TRIBUNNEWS.COM - Junta Myanmar melarang laki-laki yang sudah cukup umur untuk menjalani wajib militer (wamil) pergi bekerja di luar negeri, Kamis (2/5/2024).
Oleh karena itu, pihak berwenang bakal menangguhkan pengajuan izin bekerja di luar negeri, BBC melaporkan.
Di Myanmar, pria berusia 18 hingga 35 tahun dan wanita berusia 18 hingga 27 tahun wajib mendaftar wajib militer.
"Kementerian Tenaga Kerja telah menangguhkan sementara penerimaan lamaran dari laki-laki yang ingin bekerja di luar negeri," kata Kementerian itu dalam sebuah pernyataan yang diposting oleh tim informasi junta pada Kamis (2/5/2024) malam.
Junta menjelaskan tindakan tersebut diperlukan untuk mengambil lebih banyak waktu memverifikasi proses keberangkatan dan masalah lainnya.
Sebelumnya penduduk setempat diizinkan berangkat kerja ke luar negeri dan ada banyak diaspora warga negara Myanmar yang bekerja di negara-negara di Asia dan Timur Tengah.
Dikutip Arab News, pembatasan ini terjadi ketika pertempuran antara junta dan oposisi di negara itu semakin meningkat.

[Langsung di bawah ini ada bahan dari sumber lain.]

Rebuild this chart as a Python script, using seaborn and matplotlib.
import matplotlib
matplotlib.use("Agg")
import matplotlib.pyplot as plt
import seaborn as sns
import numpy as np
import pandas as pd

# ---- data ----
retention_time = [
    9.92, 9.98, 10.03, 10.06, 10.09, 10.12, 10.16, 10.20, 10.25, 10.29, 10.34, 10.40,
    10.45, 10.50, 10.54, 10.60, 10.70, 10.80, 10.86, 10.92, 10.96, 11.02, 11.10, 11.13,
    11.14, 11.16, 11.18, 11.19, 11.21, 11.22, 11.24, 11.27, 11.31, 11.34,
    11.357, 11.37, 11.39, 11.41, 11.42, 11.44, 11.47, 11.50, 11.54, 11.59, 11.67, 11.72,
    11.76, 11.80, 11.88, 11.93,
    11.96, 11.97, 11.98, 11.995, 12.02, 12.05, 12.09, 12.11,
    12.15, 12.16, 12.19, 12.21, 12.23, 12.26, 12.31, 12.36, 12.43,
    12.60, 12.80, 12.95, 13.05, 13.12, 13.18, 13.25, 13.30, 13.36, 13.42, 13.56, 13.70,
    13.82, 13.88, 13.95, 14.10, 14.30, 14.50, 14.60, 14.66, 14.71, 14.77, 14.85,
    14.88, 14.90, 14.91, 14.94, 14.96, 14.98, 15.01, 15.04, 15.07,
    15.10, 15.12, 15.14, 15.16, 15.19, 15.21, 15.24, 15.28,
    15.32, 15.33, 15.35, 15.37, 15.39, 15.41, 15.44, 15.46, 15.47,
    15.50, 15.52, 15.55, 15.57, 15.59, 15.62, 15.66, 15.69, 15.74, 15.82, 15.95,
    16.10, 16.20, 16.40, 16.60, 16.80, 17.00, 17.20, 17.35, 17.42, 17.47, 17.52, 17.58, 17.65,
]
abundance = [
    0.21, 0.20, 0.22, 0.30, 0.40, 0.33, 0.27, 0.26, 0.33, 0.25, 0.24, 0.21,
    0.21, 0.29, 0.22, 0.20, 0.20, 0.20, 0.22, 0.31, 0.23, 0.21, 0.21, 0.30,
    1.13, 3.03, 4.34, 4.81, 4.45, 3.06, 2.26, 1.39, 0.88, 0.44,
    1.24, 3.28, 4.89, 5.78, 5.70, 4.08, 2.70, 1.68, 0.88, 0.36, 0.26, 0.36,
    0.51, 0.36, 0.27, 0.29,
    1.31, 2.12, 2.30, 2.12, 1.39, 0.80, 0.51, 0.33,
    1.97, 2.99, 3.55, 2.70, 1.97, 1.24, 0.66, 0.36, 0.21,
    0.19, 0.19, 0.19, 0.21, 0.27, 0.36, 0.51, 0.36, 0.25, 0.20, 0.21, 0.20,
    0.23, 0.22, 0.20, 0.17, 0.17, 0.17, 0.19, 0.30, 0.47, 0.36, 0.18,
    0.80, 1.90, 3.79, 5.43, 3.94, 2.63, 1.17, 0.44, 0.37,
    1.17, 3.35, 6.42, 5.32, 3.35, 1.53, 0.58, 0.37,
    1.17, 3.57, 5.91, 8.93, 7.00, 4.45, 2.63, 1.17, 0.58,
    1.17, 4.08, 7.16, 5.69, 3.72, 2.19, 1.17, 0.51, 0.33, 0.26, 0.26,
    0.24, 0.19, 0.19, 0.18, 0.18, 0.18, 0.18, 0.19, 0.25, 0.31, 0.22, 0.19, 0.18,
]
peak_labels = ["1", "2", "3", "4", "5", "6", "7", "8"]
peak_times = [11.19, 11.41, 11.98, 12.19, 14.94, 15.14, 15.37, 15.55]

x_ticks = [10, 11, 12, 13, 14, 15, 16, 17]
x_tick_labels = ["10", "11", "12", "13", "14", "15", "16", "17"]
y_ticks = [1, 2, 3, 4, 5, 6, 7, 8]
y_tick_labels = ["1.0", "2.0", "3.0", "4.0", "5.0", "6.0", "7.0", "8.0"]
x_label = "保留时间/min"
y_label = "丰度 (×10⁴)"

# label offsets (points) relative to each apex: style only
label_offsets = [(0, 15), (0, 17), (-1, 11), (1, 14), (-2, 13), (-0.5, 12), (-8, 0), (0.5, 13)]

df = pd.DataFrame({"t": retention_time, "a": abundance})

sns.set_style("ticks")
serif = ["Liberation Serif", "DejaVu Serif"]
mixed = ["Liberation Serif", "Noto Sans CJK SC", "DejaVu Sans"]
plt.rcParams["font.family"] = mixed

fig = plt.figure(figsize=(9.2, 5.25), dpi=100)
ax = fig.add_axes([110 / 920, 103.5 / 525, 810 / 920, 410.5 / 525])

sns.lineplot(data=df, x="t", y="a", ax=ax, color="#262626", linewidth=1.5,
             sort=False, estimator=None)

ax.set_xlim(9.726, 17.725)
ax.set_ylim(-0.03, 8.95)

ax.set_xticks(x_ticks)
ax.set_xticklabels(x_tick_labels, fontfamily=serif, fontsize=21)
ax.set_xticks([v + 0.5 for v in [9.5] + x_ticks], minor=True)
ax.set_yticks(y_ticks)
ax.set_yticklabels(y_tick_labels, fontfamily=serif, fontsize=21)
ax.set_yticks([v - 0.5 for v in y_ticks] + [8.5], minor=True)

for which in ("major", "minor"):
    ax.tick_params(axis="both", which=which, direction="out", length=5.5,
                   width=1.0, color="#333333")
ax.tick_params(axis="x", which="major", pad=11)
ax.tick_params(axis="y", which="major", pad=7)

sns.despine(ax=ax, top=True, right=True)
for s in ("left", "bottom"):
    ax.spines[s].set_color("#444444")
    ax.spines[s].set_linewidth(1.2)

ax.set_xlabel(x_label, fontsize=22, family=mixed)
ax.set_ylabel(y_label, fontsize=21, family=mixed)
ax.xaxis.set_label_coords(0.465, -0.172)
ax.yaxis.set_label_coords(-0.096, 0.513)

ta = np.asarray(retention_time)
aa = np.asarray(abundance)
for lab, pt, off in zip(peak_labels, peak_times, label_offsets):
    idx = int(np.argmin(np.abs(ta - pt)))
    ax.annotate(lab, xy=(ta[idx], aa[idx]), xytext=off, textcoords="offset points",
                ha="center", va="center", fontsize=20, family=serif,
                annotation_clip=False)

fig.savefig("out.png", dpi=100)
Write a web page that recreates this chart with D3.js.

Junta telah memberlakukan perintah wajib militer pada bulan Februari kemarin.
Militer menegaskan bahwa pihak berwenang akan menegakkan undang-undang yang memungkinkan mereka memanggil semua pria untuk bertugas di militer setidaknya selama dua tahun.
Perintah wamil yang dikeluarkan oleh pemerintah militer Myanmar beberapa waktu kemarin mendorong banyak orang melarikan diri dari tugas tersebut.
Hampir 100.000 laki-laki mengajukan permohonan izin kerja dalam tiga bulan terakhir, yang merupakan bagian dari eksodus besar generasi muda yang melarikan diri.
Baca juga: Myanmar: Perlawanan Terhadap Junta Militer Masuki Babak Baru
Lebih dari 4 juta warga negara Myanmar bekerja di luar negeri pada tahun 2020, menurut perkiraan Organisasi Buruh Internasional yang mengutip angka dari pemerintah saat itu.
Kaum muda sebelumnya bercerita kepada BBC tentang keputusasaan mereka untuk keluar dari negara tersebut, terutama setelah perintah wajib militer diberlakukan.
Tindakan keras terhadap kemungkinan bekerja di luar negeri dipandang sebagai pukulan besar.